In fact, analysis suggests that it's currently testing resistance and might even break out of 210. The market has been in a stagnant channel throughout this past year and hasn't moved over 4% over the past year or YTD, so this could be its time for that. There's also a possibility that there's a bullish inverse head and shoulders pattern with ~Dec 14 and ~May 9 as the shoulders, and ~Feb 8 as the head. I am highly skeptical of that happening, as a similar bullish pattern happened in the past (it's included in the chart) and nothing came of that. 

These chart patterns always for me are speculative observations in which a concrete strategy should be employed with clearly defined entry, cutoff, and exit points. But given that I am already in this position, with a longer holding period in mind, I'm not really paying attention to that. 

As evidenced by the performance of the SP500 and DJIA over the past year and YTD, it's not been a blowout bull-fest this year like in the past few. But still, performance has been positive. I anticipate will not be too easy for me to find what I believe are true deals on growth stocks or havens that have been beaten down by an over pessimistic market. My positions in these ETFs are a pretty conservative (and easy) way for me to get significant diversification and relatively okay results. Currently up 8.43% on SPY, and 4.75% on XLP. Not amazing, but I wanted to play this first part of 2016 pretty close to the chest.

(click to enlarge)

SKX after the post-earnings pop sunk down a bit, but over the past week and a half recuperated a significant amount of those gains. No relevant technical analysis can be found here. It's relatively stagnant, a horizontal price channel is forming, RSI is near middle-ground, and although there was a recent bullish MACD crossover, I don't think that will amount to much.

Although in their earnings statement they beat their projections for the past recent quarter, they also project slightly lower sales for the next. Mixed sentiment has come as a result but overall their overseas business is expanding and doing well.

Still pretty optimistic about this holding.
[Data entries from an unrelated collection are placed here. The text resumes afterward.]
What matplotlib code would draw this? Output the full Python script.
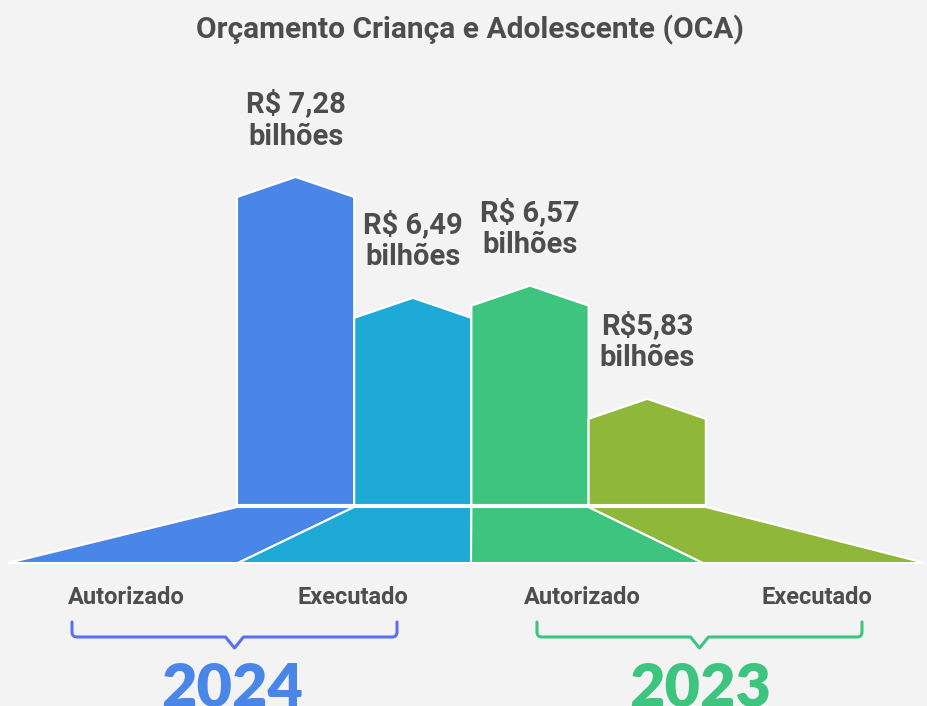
import matplotlib
matplotlib.use("Agg")
import matplotlib.pyplot as plt
from matplotlib.patches import Polygon, PathPatch
from matplotlib.path import Path

# dados
categorias = ["Autorizado", "Executado", "Autorizado", "Executado"]
valores = [7.28, 6.49, 6.57, 5.83]
rotulos = ["R$ 7,28\nbilhões", "R$ 6,49\nbilhões", "R$ 6,57\nbilhões", "R$5,83\nbilhões"]
anos = ["2024", "2023"]
cores = ["#4a86e8", "#1eaad6", "#3dc47e", "#8fb73a"]
cores_ano = ["#4a86e8", "#3dc47e"]
cores_chave = ["#5b6ff2", "#3dc47e"]

BG = "#f3f3f3"
TXT = "#4d4d4d"

# escala: y em bilhões, x em pixels
base_v = 5.267      # valor na base das barras
ppu = 153.0         # pixels por bilhão
bar_bottom_px = 505


def py(p):
    # pixel vertical -> unidade de valor
    return base_v + (bar_bottom_px - p) / ppu


fig = plt.figure(figsize=(9.27, 7.06), dpi=100)
fig.patch.set_facecolor(BG)
ax = fig.add_axes([0, 0, 1, 1])
ax.set_facecolor(BG)
ax.set_xlim(0, 927)
ax.set_ylim(py(706), py(0))
ax.axis('off')

bar_left0 = 237
bar_w = 117.2
peak = 20 / ppu

# barras pentagonais
for i, v in enumerate(valores):
    l = bar_left0 + i * bar_w
    r = l + bar_w
    c = (l + r) / 2
    pts = [(l, base_v), (l, v), (c, v + peak), (r, v), (r, base_v)]
    ax.add_patch(Polygon(pts, closed=True, facecolor=cores[i], edgecolor='white', lw=1.5))
    ax.annotate(rotulos[i], (c, v + peak), xytext=(0, 19), textcoords='offset points',
                ha='center', va='bottom', fontsize=21, fontweight='bold', color=TXT,
                family='Roboto', linespacing=1.2)

# base em trapézio
topo = py(507)
fundo = py(563)
xs_fundo = [8, 238, 471, 703, 925]
for i in range(4):
    l = bar_left0 + i * bar_w
    r = l + bar_w
    pts = [(l, topo), (r, topo), (xs_fundo[i + 1], fundo), (xs_fundo[i], fundo)]
    ax.add_patch(Polygon(pts, closed=True, facecolor=cores[i], edgecolor='white', lw=1.5))

# categorias
x_cat = [126, 353, 582, 817]
for x, t in zip(x_cat, categorias):
    ax.text(x, py(598), t, ha='center', va='center', fontsize=17, fontweight='bold',
            color=TXT, family='Roboto')

# chaves
def chave(x0, x1, cor):
    y_top, y_mid, y_tip = py(622), py(637), py(648)
    xm = (x0 + x1) / 2
    r = 5
    rv = r / ppu
    verts = [(x0, y_top), (x0, y_mid + rv), (x0, y_mid), (x0 + r, y_mid),
             (xm - 9, y_mid), (xm, y_tip), (xm + 9, y_mid),
             (x1 - r, y_mid), (x1, y_mid), (x1, y_mid + rv), (x1, y_top)]
    codes = [Path.MOVETO, Path.LINETO, Path.CURVE3, Path.CURVE3,
             Path.LINETO, Path.LINETO, Path.LINETO,
             Path.LINETO, Path.CURVE3, Path.CURVE3, Path.LINETO]
    ax.add_patch(PathPatch(Path(verts, codes), facecolor='none', edgecolor=cor,
                           lw=2.2, capstyle='round', joinstyle='round'))

chave(72, 397, cores_chave[0])
chave(537, 862, cores_chave[1])

# anos
for x, ano, cor in zip([232, 700], anos, cores_ano):
    ax.text(x, py(689), ano, ha='center', va='center', fontsize=44, fontweight='heavy',
            color=cor, family='Lato')

# título
ax.text(470, py(30), "Orçamento Criança e Adolescente (OCA)", ha='center', va='center',
        fontsize=21.5, fontweight='bold', color=TXT, family='Roboto')

plt.savefig("out.png", dpi=100, facecolor=BG)
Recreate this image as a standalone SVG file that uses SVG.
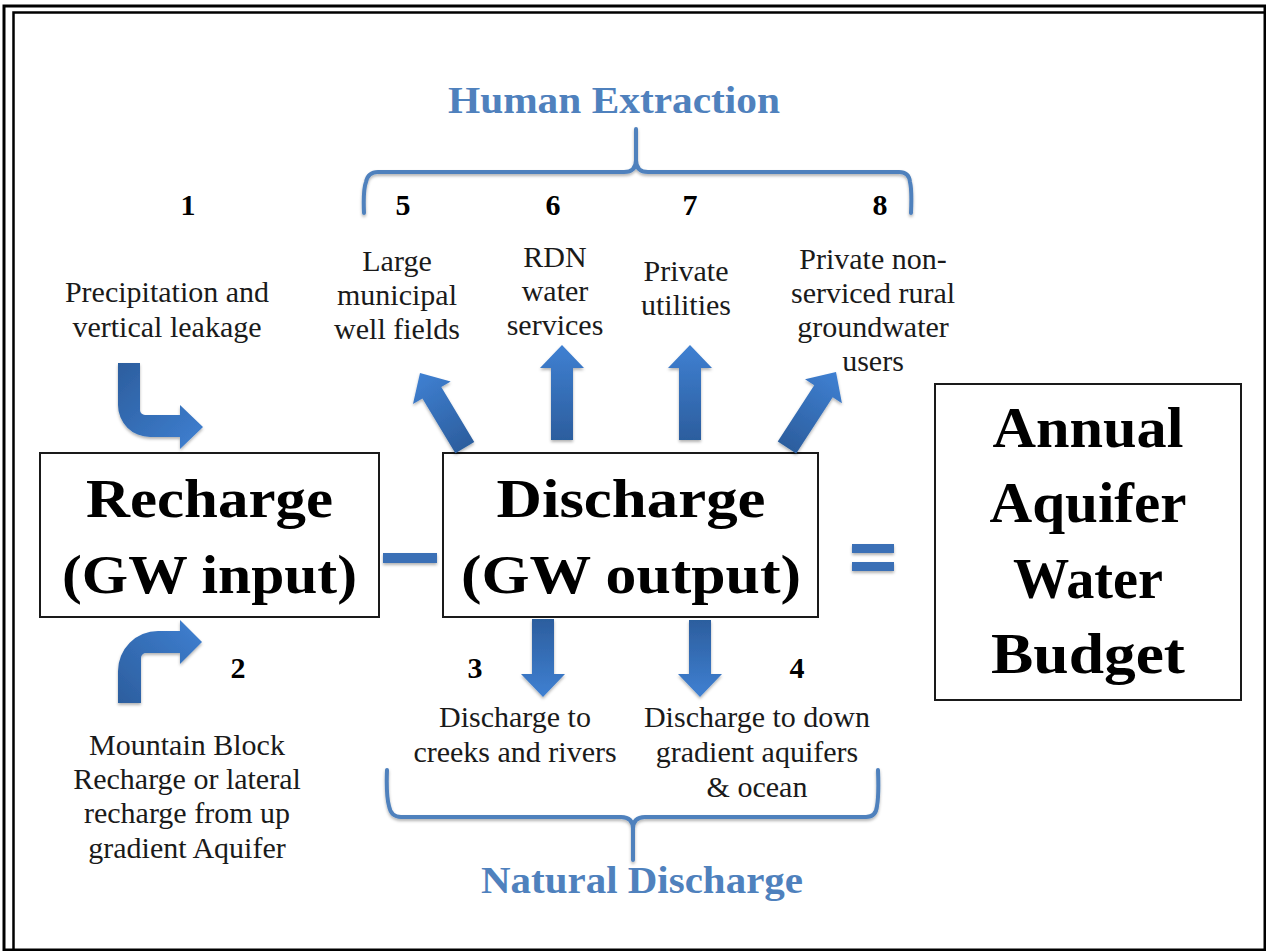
<svg xmlns="http://www.w3.org/2000/svg" width="1266" height="951" viewBox="0 0 1266 951">
<style>
  .box { fill: #ffffff; stroke: #1a1a1a; stroke-width: 2; }
  .big { font-family: "Liberation Serif", "Times New Roman", serif; font-weight: bold; font-size: 54px; fill: #000; text-anchor: middle; }
  .huge { font-family: "Liberation Serif", "Times New Roman", serif; font-weight: bold; font-size: 57px; fill: #000; text-anchor: middle; }
  .lbl { font-family: "Liberation Serif", "Times New Roman", serif; font-size: 30px; fill: #1a1a1a; text-anchor: middle; }
  .num { font-family: "Liberation Serif", "Times New Roman", serif; font-weight: bold; font-size: 30px; fill: #000; text-anchor: middle; }
  .head { font-family: "Liberation Serif", "Times New Roman", serif; font-weight: bold; font-size: 37px; fill: #4F81BD; text-anchor: middle; }
  .brace { fill: none; stroke: #4F81BD; stroke-width: 4; stroke-linecap: round; stroke-linejoin: round; }
  .arrow { fill: url(#arrowGrad); }
  .bar { fill: #3B6FB6; }
</style>
<defs>
  <linearGradient id="arrowGrad" x1="0" y1="0" x2="0" y2="1">
    <stop offset="0" stop-color="#3F80D2"/>
    <stop offset="1" stop-color="#2C5E9E"/>
  </linearGradient>
  <linearGradient id="bentGrad1" x1="0" y1="0" x2="1" y2="1">
    <stop offset="0" stop-color="#2C5E9E"/>
    <stop offset="1" stop-color="#3F80D2"/>
  </linearGradient>
  <linearGradient id="bentGrad2" x1="0" y1="1" x2="1" y2="0">
    <stop offset="0" stop-color="#2C5E9E"/>
    <stop offset="1" stop-color="#3F80D2"/>
  </linearGradient>
  <filter id="shadow" x="-20%" y="-20%" width="140%" height="140%">
    <feDropShadow dx="0" dy="2" stdDeviation="1.5" flood-color="#000" flood-opacity="0.3"/>
  </filter>
  <path id="upArrow6" d="M0,0 L22,23 L11,23 L11,95 L-11,95 L-11,23 L-22,23 Z"/>
</defs>

<rect x="0" y="0" width="1266" height="951" fill="#ffffff"/>

<!-- frame -->
<g id="frame" fill="none">
  <rect x="4" y="6" width="1261" height="944" stroke="#000" stroke-width="3"/>
  <rect x="13.5" y="12.5" width="1300" height="1000" stroke="#000" stroke-width="2.5"/>
</g>

<!-- nodes -->
<g id="recharge">
  <rect class="box" x="40" y="453" width="339" height="164"/>
  <text class="big" x="209.5" y="517" textLength="247" lengthAdjust="spacingAndGlyphs">Recharge</text>
  <text class="big" x="209.5" y="593" textLength="295" lengthAdjust="spacingAndGlyphs">(GW input)</text>
</g>

<g id="discharge">
  <rect class="box" x="443" y="453" width="375" height="164"/>
  <text class="big" x="631" y="517" textLength="269" lengthAdjust="spacingAndGlyphs">Discharge</text>
  <text class="big" x="631" y="593" textLength="340" lengthAdjust="spacingAndGlyphs">(GW output)</text>
</g>

<g id="budget">
  <rect class="box" x="935" y="384" width="306" height="316"/>
  <text class="huge" x="1088" y="447" textLength="191" lengthAdjust="spacingAndGlyphs">Annual</text>
  <text class="huge" x="1088" y="522" textLength="197" lengthAdjust="spacingAndGlyphs">Aquifer</text>
  <text class="huge" x="1088" y="598" textLength="150" lengthAdjust="spacingAndGlyphs">Water</text>
  <text class="huge" x="1088" y="673" textLength="194" lengthAdjust="spacingAndGlyphs">Budget</text>
</g>

<g id="operators" filter="url(#shadow)">
  <rect class="bar" x="383" y="553" width="54" height="10"/>
  <rect class="bar" x="852" y="544" width="42" height="9"/>
  <rect class="bar" x="852" y="562" width="42" height="9"/>
</g>

<!-- headings -->
<g id="human-extraction">
  <text class="head" x="614" y="113" textLength="332" lengthAdjust="spacingAndGlyphs">Human Extraction</text>
</g>
<g id="natural-discharge">
  <text class="head" x="642" y="893" textLength="322" lengthAdjust="spacingAndGlyphs">Natural Discharge</text>
</g>

<!-- labels -->
<g id="item1">
  <text class="num" x="188" y="215">1</text>
  <text class="lbl" x="167" y="302">Precipitation and</text>
  <text class="lbl" x="167" y="337">vertical leakage</text>
</g>
<g id="item2">
  <text class="num" x="238" y="678">2</text>
  <text class="lbl" x="187" y="755">Mountain Block</text>
  <text class="lbl" x="187" y="789">Recharge or lateral</text>
  <text class="lbl" x="187" y="823">recharge from up</text>
  <text class="lbl" x="187" y="858">gradient Aquifer</text>
</g>
<g id="item3">
  <text class="num" x="475" y="678">3</text>
  <text class="lbl" x="515" y="727">Discharge to</text>
  <text class="lbl" x="515" y="762">creeks and rivers</text>
</g>
<g id="item4">
  <text class="num" x="797" y="678">4</text>
  <text class="lbl" x="757" y="727">Discharge to down</text>
  <text class="lbl" x="757" y="762">gradient aquifers</text>
  <text class="lbl" x="757" y="797">&amp; ocean</text>
</g>
<g id="item5">
  <text class="num" x="403" y="215">5</text>
  <text class="lbl" x="397" y="271">Large</text>
  <text class="lbl" x="397" y="305">municipal</text>
  <text class="lbl" x="397" y="339">well fields</text>
</g>
<g id="item6">
  <text class="num" x="553" y="215">6</text>
  <text class="lbl" x="555" y="267">RDN</text>
  <text class="lbl" x="555" y="301">water</text>
  <text class="lbl" x="555" y="335">services</text>
</g>
<g id="item7">
  <text class="num" x="690" y="215">7</text>
  <text class="lbl" x="686" y="281">Private</text>
  <text class="lbl" x="686" y="315">utilities</text>
</g>
<g id="item8">
  <text class="num" x="880" y="215">8</text>
  <text class="lbl" x="873" y="269">Private non-</text>
  <text class="lbl" x="873" y="303">serviced rural</text>
  <text class="lbl" x="873" y="337">groundwater</text>
  <text class="lbl" x="873" y="371">users</text>
</g>

<!-- connectors -->
<g id="connectors" filter="url(#shadow)">
  <!-- 1: bent arrow into recharge -->
  <path fill="url(#bentGrad1)" d="M118,363 H140 V410 A5,5 0 0 0 145,415 H180 V405 L203,427 L180,449 V437 H150 A32,32 0 0 1 118,405 Z"/>
  <!-- 2: bent arrow into recharge from below -->
  <path fill="url(#bentGrad2)" d="M118,703 V671 A40,40 0 0 1 158,631 H180 V620 L202,642 L180,664 V653 H146 A5,5 0 0 0 141,658 V703 Z"/>
  <!-- 5 -->
  <path class="arrow" transform="translate(420,373) rotate(-31)" d="M0,0 L22,23 L11,23 L11,87 L-11,87 L-11,23 L-22,23 Z"/>
  <!-- 6 -->
  <use class="arrow" href="#upArrow6" transform="translate(562,345)"/>
  <!-- 7 -->
  <use class="arrow" href="#upArrow6" transform="translate(690,345)"/>
  <!-- 8 -->
  <path class="arrow" transform="translate(836,372) rotate(33)" d="M0,0 L22,23 L11,23 L11,90 L-11,90 L-11,23 L-22,23 Z"/>
  <!-- 3 -->
  <path class="arrow" transform="translate(543,697) rotate(180)" d="M0,0 L22,23 L11,23 L11,78 L-11,78 L-11,23 L-22,23 Z"/>
  <!-- 4 -->
  <path class="arrow" transform="translate(700,697) rotate(180)" d="M0,0 L22,23 L11,23 L11,77 L-11,77 L-11,23 L-22,23 Z"/>
</g>

<!-- braces -->
<g id="braces" filter="url(#shadow)">
  <path class="brace" d="M364,213 Q363,190 366,182 Q368,172 378,172 H624 Q636,172 636,160 V129 M636,160 Q636,172 648,172 H899 Q909,172 910,182 Q912,190 911,213"/>
  <path class="brace" d="M387,770 Q386,795 389,806 Q391,817 401,817 H621 Q633,817 633,829 V860 M633,829 Q633,817 645,817 H866 Q876,817 877,806 Q879,795 878,770"/>
</g>
</svg>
Current valuation makes the company seem like an old horse with no more strength to run, but I think they still have quite a bit of room and conviction to grow within the US athleticasual market as well as the international shoe and athleticasual apparel market, and get rid of their general stigma of being untrendy.

Managerial effectiveness ratios are sufficient, the financial statements of the company shows a positive trend with on average just under 40% YOY EPS growth rate, and projections are still showing to be growing quickly. For me, that just doesn't show signs of deserving a mere 17.99x P/E, a 12.55x Forward P/E, and a 0.9x PEG ratio (taken from finviz on 6/6/16). My outlook is still mid-to-long-term here, and I really think over time people will see this company as a strong growth prospect. Currently sitting on an 8.1% gain on it. I don't plan on shaving off the position anytime soon.

Overall, I've been really enjoying the past week and a half of summer. It feels good to eat actual food, be lazy, and spend time with friends I normally don't have the time to see. But that's pretty unsustainable. I can't just spend my entire summer doing nothing and being blissfully bored.

I've got quite a bit of plans regarding finance for the coming times and this post for me is the gunshot to begin the race. Luckily, since I have two and a half months to work with, it's a marathon, not a sprint.